Sony WH-1000XM3 seems to be the most favored noise-canceling over-ear headset. Of course, Bose (the newest ones seem to be great) is another option, but some use gaming headsets too, or in-ear from time to time. The important thing is the microphone, watch out for that in reviews.
If you want to be podcast-y and have an amazing voice, Rode’s NT-USB is a great option.
Just remember that voice quality is more important than image quality.
Of course, it depends on your company, but there are a few things that you will need.
It helps if you don’t have to consult your IT department and you can take care of your own device, install software, get problems fixed, and the like.
You will need:
Chat: We use Slack, but Microsoft Teams and equivalent works equally well.
Video Chat: We use Google Meet, but some prefer Zoom, Bluejeans or similar, which are all fine. In the end, you’ll need a good calendar integration and a way for everyone to meet in smaller and bigger groups.
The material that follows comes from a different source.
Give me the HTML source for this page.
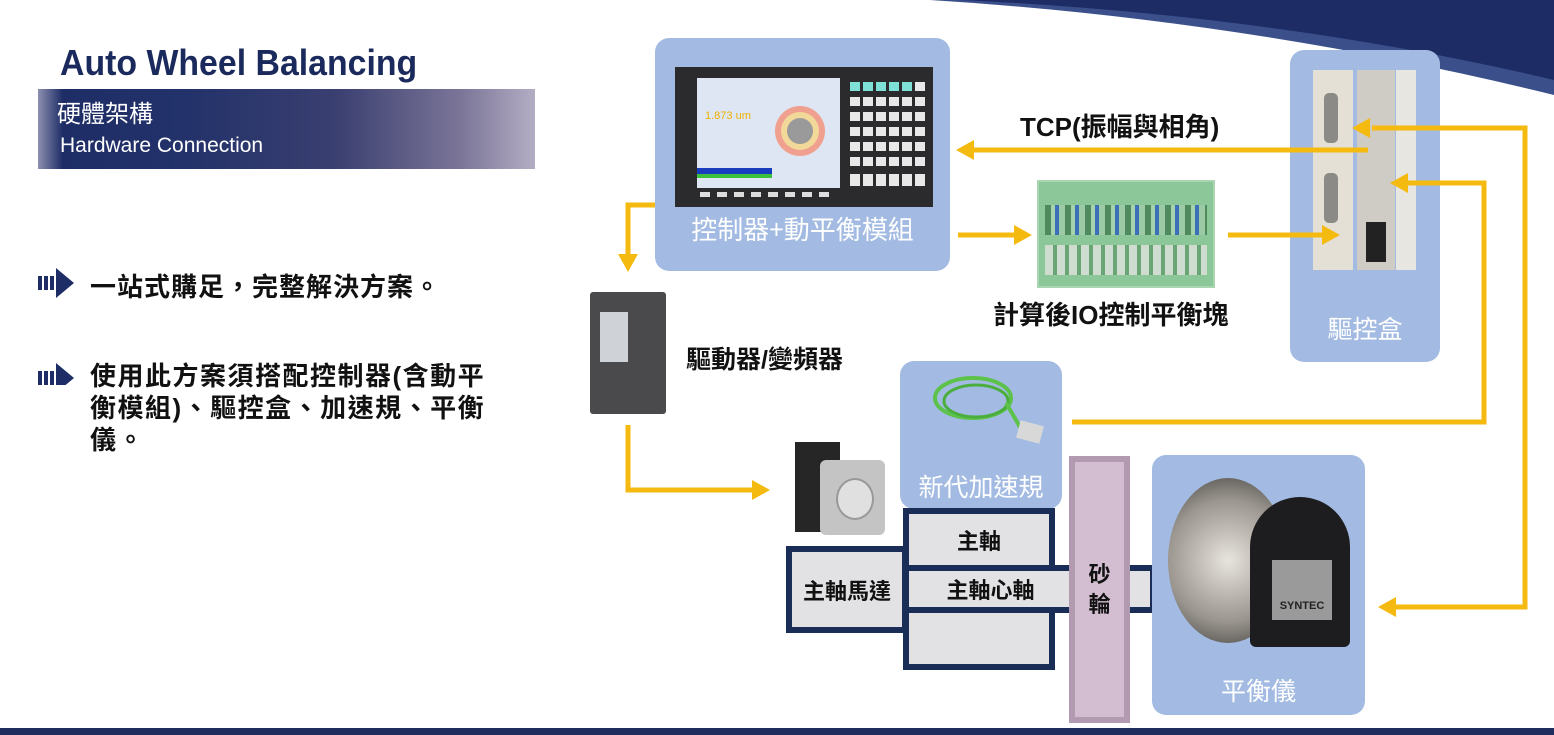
<!DOCTYPE html>
<html><head><meta charset="utf-8"><style>
body{margin:0;width:1554px;height:735px;overflow:hidden;background:#fff;position:relative;font-family:"Liberation Sans","Noto Sans CJK TC",sans-serif}
.a{position:absolute}
.cjk{font-family:"Noto Sans CJK TC","Liberation Sans",sans-serif}
.box{position:absolute;background:#a3bbe2;border-radius:14px}
.lbl{position:absolute;color:#fff;font-size:25px;text-align:center;font-family:"Noto Sans CJK TC",sans-serif}
.bk{position:absolute;font-weight:bold;color:#111;font-family:"Liberation Sans","Noto Sans CJK TC",sans-serif}
.m{position:absolute;background:#e2e2e4;border:6px solid #1a2d57;box-sizing:border-box;font-weight:bold;font-size:22px;color:#111;display:flex;align-items:center;justify-content:center;font-family:"Noto Sans CJK TC",sans-serif}
</style></head><body>
<svg class="a" style="left:0;top:0" width="1554" height="735">
<path d="M930 0 Q1250 20 1554 95 L1554 0 Z" fill="#3b4f8a"/>
<path d="M960 0 Q1280 15 1554 80 L1554 0 Z" fill="#1e2c66"/>
<rect x="0" y="728" width="1554" height="7" fill="#1e2c5e"/>
</svg>
<div class="a" style="left:60px;top:42px;font-size:36px;font-weight:bold;color:#1b2a5c;font-family:'Liberation Sans',sans-serif;transform:scaleX(0.94);transform-origin:left top;white-space:nowrap">Auto Wheel Balancing</div>
<div class="a" style="left:38px;top:89px;width:497px;height:80px;background:linear-gradient(90deg,#8c8fb0 0%,#1e2d66 5%,#23326a 30%,#3a3f70 60%,#7b7598 85%,#b3adc4 100%)"></div>
<div class="a cjk" style="left:57px;top:94px;font-size:24px;color:#fff">硬體架構</div>
<div class="a" style="left:60px;top:134px;font-size:21px;color:#fff;font-family:'Liberation Sans',sans-serif">Hardware Connection</div>
<svg class="a" style="left:36px;top:265px" width="40" height="120">
<g fill="#1e2d66"><rect x="2" y="11" width="4" height="14"/><rect x="8" y="11" width="4" height="14"/><rect x="14" y="11" width="4" height="14"/><path d="M20 3 L38 18 L20 33 Z"/>
<rect x="2" y="106" width="4" height="14"/><rect x="8" y="106" width="4" height="14"/><rect x="14" y="106" width="4" height="14"/><path d="M20 98 L38 113 L20 128 Z"/></g></svg>
<div class="bk" style="left:90px;top:267px;font-size:26px;letter-spacing:1px;white-space:nowrap">一站式購足，完整解決方案。</div>
<div class="bk" style="left:90px;top:360px;font-size:26px;line-height:32px;letter-spacing:1.5px;white-space:nowrap">使用此方案須搭配控制器(含動平<br>衡模組)、驅控盒、加速規、平衡<br>儀。</div>

<!-- controller -->
<div class="box" style="left:655px;top:38px;width:295px;height:233px"></div>
<div class="a" style="left:675px;top:67px;width:258px;height:140px;background:#2b2b2d"></div>
<div class="a" style="left:697px;top:78px;width:143px;height:110px;background:#dde6f2"></div>
<div class="a" style="left:697px;top:168px;width:75px;height:6px;background:#1a3dc0"></div>
<div class="a" style="left:697px;top:174px;width:75px;height:4px;background:#3cbf3c"></div>
<div class="a" style="left:775px;top:106px;width:50px;height:50px;border-radius:50%;background:#f0a08f"></div>
<div class="a" style="left:781px;top:112px;width:38px;height:38px;border-radius:50%;background:#f2d99a"></div>
<div class="a" style="left:787px;top:118px;width:26px;height:26px;border-radius:50%;background:#9a9a9a"></div>
<div class="a" style="left:705px;top:110px;width:50px;height:10px;color:#f0b000;font-size:11px">1.873 um</div>
<svg class="a" style="left:850px;top:82px" width="80" height="110">
<g fill="#e8e8e8"><rect x="0" y="0" width="10" height="9" fill="#7fe0d8"/><rect x="13" y="0" width="10" height="9" fill="#7fe0d8"/><rect x="26" y="0" width="10" height="9" fill="#7fe0d8"/><rect x="39" y="0" width="10" height="9" fill="#7fe0d8"/><rect x="52" y="0" width="10" height="9" fill="#7fe0d8"/><rect x="65" y="0" width="10" height="9"/>
<rect x="0" y="15" width="75" height="9"/><rect x="0" y="30" width="75" height="9"/><rect x="0" y="45" width="75" height="9"/><rect x="0" y="60" width="75" height="9"/><rect x="0" y="75" width="75" height="9"/><rect x="0" y="92" width="75" height="12"/></g>
<g stroke="#2b2b2d" stroke-width="3"><path d="M11.5 15V105M24.5 15V105M37.5 15V105M50.5 15V105M63.5 15V105"/></g></svg>
<svg class="a" style="left:700px;top:192px" width="140" height="8"><g fill="#ddd"><rect x="0" y="0" width="10" height="5"/><rect x="17" y="0" width="10" height="5"/><rect x="34" y="0" width="10" height="5"/><rect x="51" y="0" width="10" height="5"/><rect x="68" y="0" width="10" height="5"/><rect x="85" y="0" width="10" height="5"/><rect x="102" y="0" width="10" height="5"/><rect x="119" y="0" width="10" height="5"/></g></svg>
<div class="lbl" style="left:655px;top:210px;width:295px;font-size:26px">控制器+動平衡模組</div>

<!-- drive box -->
<div class="box" style="left:1290px;top:50px;width:150px;height:312px"></div>
<div class="a" style="left:1313px;top:70px;width:40px;height:200px;background:#e4e0d6"></div>
<div class="a" style="left:1357px;top:70px;width:38px;height:200px;background:#cfccc6"></div>
<div class="a" style="left:1396px;top:70px;width:20px;height:200px;background:#e8e6e0"></div>
<div class="a" style="left:1324px;top:93px;width:14px;height:50px;background:#8c8a86;border-radius:5px"></div>
<div class="a" style="left:1324px;top:173px;width:14px;height:50px;background:#8c8a86;border-radius:5px"></div>
<div class="a" style="left:1366px;top:222px;width:20px;height:40px;background:#222"></div>
<div class="lbl" style="left:1290px;top:310px;width:150px">驅控盒</div>

<!-- IO board -->
<div class="a" style="left:1037px;top:180px;width:178px;height:108px;background:#8cc79a;border:2px solid #a9d5b0;box-sizing:border-box"></div>
<div class="a" style="left:1045px;top:205px;width:162px;height:30px;background:repeating-linear-gradient(90deg,#4f8a5e 0 6px,#a6d2ad 6px 10px,#3b6fb8 10px 14px,#9ccaa5 14px 20px)"></div>
<div class="a" style="left:1045px;top:245px;width:162px;height:30px;background:repeating-linear-gradient(90deg,#cfdcd0 0 8px,#6aa576 8px 12px)"></div>
<div class="bk" style="left:993px;top:295px;font-size:26px">計算後IO控制平衡塊</div>
<div class="bk" style="left:1020px;top:107px;font-size:26px">TCP(振幅與相角)</div>

<!-- inverter -->
<div class="a" style="left:590px;top:292px;width:76px;height:122px;background:#4a4a4c;border-radius:3px"></div>
<div class="a" style="left:600px;top:312px;width:28px;height:50px;background:#cfd3d8"></div>
<div class="bk" style="left:686px;top:340px;font-size:25px">驅動器/變頻器</div>

<!-- accel -->
<div class="box" style="left:900px;top:361px;width:162px;height:148px"></div>
<svg class="a" style="left:918px;top:368px" width="140" height="90"><ellipse cx="55" cy="30" rx="38" ry="20" fill="none" stroke="#5cc24a" stroke-width="4"/><ellipse cx="58" cy="33" rx="32" ry="16" fill="none" stroke="#4aae3c" stroke-width="3"/><path d="M88 35 Q100 55 105 65" stroke="#5cc24a" stroke-width="4" fill="none"/><rect x="100" y="55" width="24" height="18" fill="#d8d8d8" transform="rotate(15 112 64)"/></svg>
<div class="lbl" style="left:900px;top:468px;width:162px">新代加速規</div>

<!-- motor -->
<div class="a" style="left:795px;top:442px;width:45px;height:90px;background:#262626"></div>
<div class="a" style="left:820px;top:460px;width:65px;height:75px;background:#c4c4c4;border-radius:6px"></div>
<div class="a" style="left:836px;top:478px;width:34px;height:38px;border-radius:50%;background:#e0e0e0;border:2px solid #999"></div>

<!-- mechanical -->
<div class="m" style="left:903px;top:508px;width:152px;height:63px">主軸</div>
<div class="m" style="left:903px;top:607px;width:152px;height:63px"></div>
<div class="m" style="left:1120px;top:565px;width:36px;height:48px"></div>
<div class="m" style="left:903px;top:565px;width:175px;height:48px">主軸心軸</div>
<div class="m" style="left:786px;top:546px;width:122px;height:87px">主軸馬達</div>
<div class="a" style="left:1069px;top:456px;width:61px;height:267px;background:#d2bed0;border:6px solid #b29bb0;box-sizing:border-box"></div>
<div class="a cjk" style="left:1069px;top:558px;width:61px;text-align:center;font-size:22px;font-weight:bold;line-height:30px;color:#111">砂<br>輪</div>

<!-- balancer -->
<div class="box" style="left:1152px;top:455px;width:213px;height:260px"></div>
<div class="a" style="left:1168px;top:478px;width:120px;height:165px;border-radius:50%;background:radial-gradient(circle,#e8e4de 0%,#9a958e 60%,#3e3d3b 100%)"></div>
<div class="a" style="left:1250px;top:497px;width:100px;height:150px;background:#1d1d1f;border-radius:50px 50px 6px 6px"></div>
<div class="a" style="left:1272px;top:560px;width:60px;height:60px;background:#9a9a9a"></div>
<div class="a" style="left:1274px;top:600px;width:56px;font-size:11px;font-weight:bold;text-align:center;color:#222">SYNTEC</div>
<div class="lbl" style="left:1152px;top:672px;width:213px">平衡儀</div>

<!-- arrows -->
<svg class="a" style="left:0;top:0" width="1554" height="735">
<g stroke="#f5ba10" stroke-width="5" fill="none">
<path d="M1368 150 H972"/>
<path d="M958 235 H1018"/>
<path d="M1228 235 H1325"/>
<path d="M1072 422 H1484 V183 H1405"/>
<path d="M1372 128 H1525 V607 H1395"/>
<path d="M655 205 H628 V258"/>
<path d="M628 425 V490 H755"/>
</g>
<g fill="#f5ba10">
<path d="M956 150 L974 140 L974 160 Z"/>
<path d="M1032 235 L1014 225 L1014 245 Z"/>
<path d="M1340 235 L1322 225 L1322 245 Z"/>
<path d="M1390 183 L1408 173 L1408 193 Z"/>
<path d="M1352 128 L1370 118 L1370 138 Z"/>
<path d="M1378 607 L1396 597 L1396 617 Z"/>
<path d="M628 272 L618 254 L638 254 Z"/>
<path d="M770 490 L752 480 L752 500 Z"/>
</g></svg>
</body></html>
In the next few days, you’ll see free trials or upgrades pop up from all of these providers as they use the remote craze as a customer acquisition channel.
Ticketing and Wiki: We have Github for that, but Atlassian and others work too. But you need to hang around and discuss tickets, document things, build long-term and temporary teams… Basically, Office 365 or Google Docs will not be enough.
Ways of Working
Remember you are now in a remote team. You have no opportunity for traditional water cooler conversations or shooting the breeze between meetings. You have no possibility of accidentally bumping into someone for a quick chat. This is, where Slack comes in handy.
Here is what our Slack structure looks like.
#random: Chit-chat and good mornings. And yes, we actually say good morning there. It feels weird, but it helps as others then know you’ve started your day. This is especially helpful when working from different timezones.
#afk: No surprises, but our Away From Keyboard channel is where people post when they are gone from their keyboard for a bit. We share when we go for lunch, take a walk, when we are sick or go to a football match of one of our kids, you get the idea…
#news-*: Channels that are required reading as they contain vital information concerning our company.
#chat-*: These are just for chit-chat. We have things like chat-food, chat-gadgets, chat-green, chat-music, chat-sports… They are crucial for the company.
Routines and Structures
A day in the life of an employee of Giant Swarm is pretty structured considering most of us don’t head into an office every morning.
What we do is head to our Random channel on Slack and say good morning. This is also the place we get caught up on birthdays, new colleagues’ first days, etc.
Most teams also have a standup meeting at some point during the day, depending on the team members’ location it’s either in the morning or afternoon. This allows us to share what we’re working on and what we’ve achieved and gives us time to discuss blockers that were experiencing. This sort of meeting serves as both a professional and personal pulse-check. It’s also an antidote to isolation since you get to see your team on the video call.
The rest of the day is pretty similar to working in an office in the sense that you have focus time and you have meetings. The difference is that the chit-chat happens on Slack and that the meetings happen on Google Hangouts with very little chit-chat. When we take a break during the day or when we leave, we use the mentioned AFK (Away From Keyboard) Slack channel. We do have lunch together in a Hangout on Thursdays btw.
In general, we have the technology that enables us to work remotely. We use it together with our remote-first culture in order to maximize the benefits of remote work and mitigate the drawback.